» **WORK REQUIRED**
Every line of the data that contains the string "this" must be copied.
>> START TASK DATA
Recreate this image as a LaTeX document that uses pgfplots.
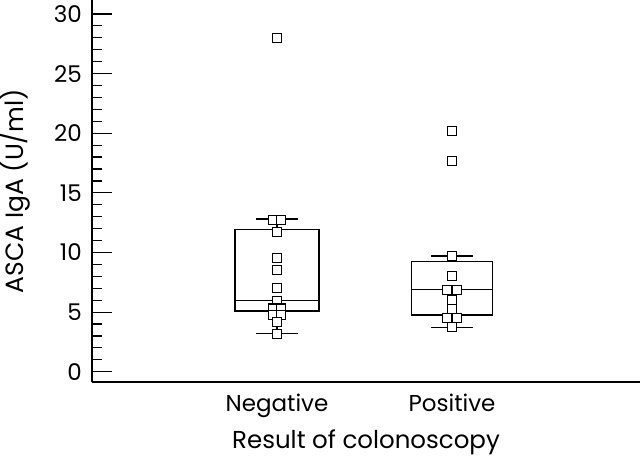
\documentclass[border=0pt]{standalone}
\usepackage{fontspec}
\setmainfont{Poppins}
\usepackage{pgfplots}
\pgfplotsset{compat=1.18}
\begin{document}
\begin{tikzpicture}
\begin{axis}[
  at={(0,0)}, anchor=south west,
  scale only axis, width=548pt, height=382pt,
  xmin=-0.057, xmax=3.074, ymin=-0.86, ymax=31.17,
  axis lines=left, axis line style={-, line width=1.2pt, black},
  ytick={0,5,...,30}, minor y tick num=4,
  tick align=inside, major tick length=20pt, minor tick length=10pt,
  every tick/.style={black, line width=1.2pt},
  xtick={1,2}, xticklabels={Negative,Positive},
  xtick style={draw=none},
  /pgf/number format/assume math mode=true,
  yticklabel style={font=\fontsize{23}{27}\selectfont, anchor=east, inner sep=0pt, xshift=-10pt},
  xticklabel style={font=\fontsize{23}{27}\selectfont, anchor=base, inner sep=0pt, yshift=-29pt},
  every axis y label/.style={at={(axis description cs:-0.1259,0.5)}, anchor=base, rotate=90, inner sep=0pt, font=\fontsize{25}{30}\selectfont},
  every axis x label/.style={at={(axis description cs:0.5,-0.1728)}, anchor=base, inner sep=0pt, font=\fontsize{24.5}{30}\selectfont},
  ylabel={ASCA IgA (U/ml)},
  xlabel={Result of colonoscopy},
  clip=false,
  line join=miter,
]
% Negative box plot
\addplot[black, line width=1.2pt] coordinates {(0.76,5.1) (1.24,5.1) (1.24,11.9) (0.76,11.9) (0.76,5.1) (1.24,5.1)};
\addplot[black, line width=1.2pt] coordinates {(0.76,6.0) (1.24,6.0)};
\addplot[black, line width=1.2pt] coordinates {(1,11.9) (1,12.8)};
\addplot[black, line width=1.2pt] coordinates {(0.88,12.8) (1.12,12.8)};
\addplot[black, line width=1.2pt] coordinates {(1,5.1) (1,3.2)};
\addplot[black, line width=1.2pt] coordinates {(0.88,3.2) (1.12,3.2)};
% Positive box plot
\addplot[black, line width=1.2pt] coordinates {(1.77,4.76) (2.23,4.76) (2.23,9.23) (1.77,9.23) (1.77,4.76) (2.23,4.76)};
\addplot[black, line width=1.2pt] coordinates {(1.77,6.91) (2.23,6.91)};
\addplot[black, line width=1.2pt] coordinates {(2,9.23) (2,9.71)};
\addplot[black, line width=1.2pt] coordinates {(1.88,9.71) (2.12,9.71)};
\addplot[black, line width=1.2pt] coordinates {(2,4.76) (2,3.72)};
\addplot[black, line width=1.2pt] coordinates {(1.88,3.72) (2.12,3.72)};
% Points
\addplot[only marks, mark=square*, mark size=4.5pt, mark options={fill=white, draw=black, line width=1.1pt}] coordinates {
 (1,28.0) (0.975,12.7) (1.025,12.7) (1,11.7) (1,9.5) (1,8.5) (1,7.0) (1,5.96)
 (0.975,5.3) (1.025,5.3) (0.975,4.75) (1.025,4.75) (1,4.2) (1,3.2)
};
\addplot[only marks, mark=square*, mark size=4.5pt, mark options={fill=white, draw=black, line width=1.1pt}] coordinates {
 (2,20.2) (2,17.7) (2,9.7) (2,8.05) (1.971,6.85) (2.029,6.85) (2,6.0) (2,5.26)
 (1.971,4.53) (2.029,4.53) (2,3.72)
};
\end{axis}
\pgfresetboundingbox
\path[use as bounding box] (-92pt,-76pt) rectangle (548pt,382pt);
\end{tikzpicture}
\end{document}
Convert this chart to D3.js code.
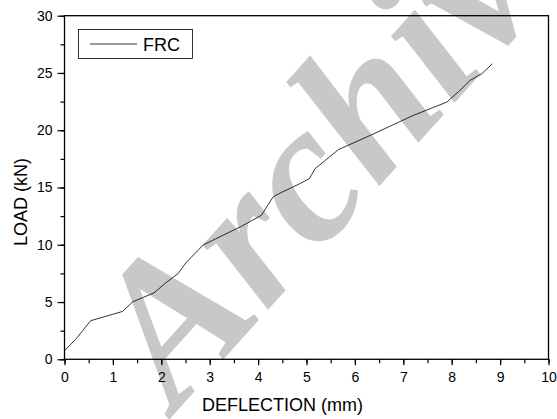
>> END TASK DATA
» **CORRECT ANSWER**
Recreate this image as a LaTeX document that uses pgfplots.
Convert this chart to D3.js code.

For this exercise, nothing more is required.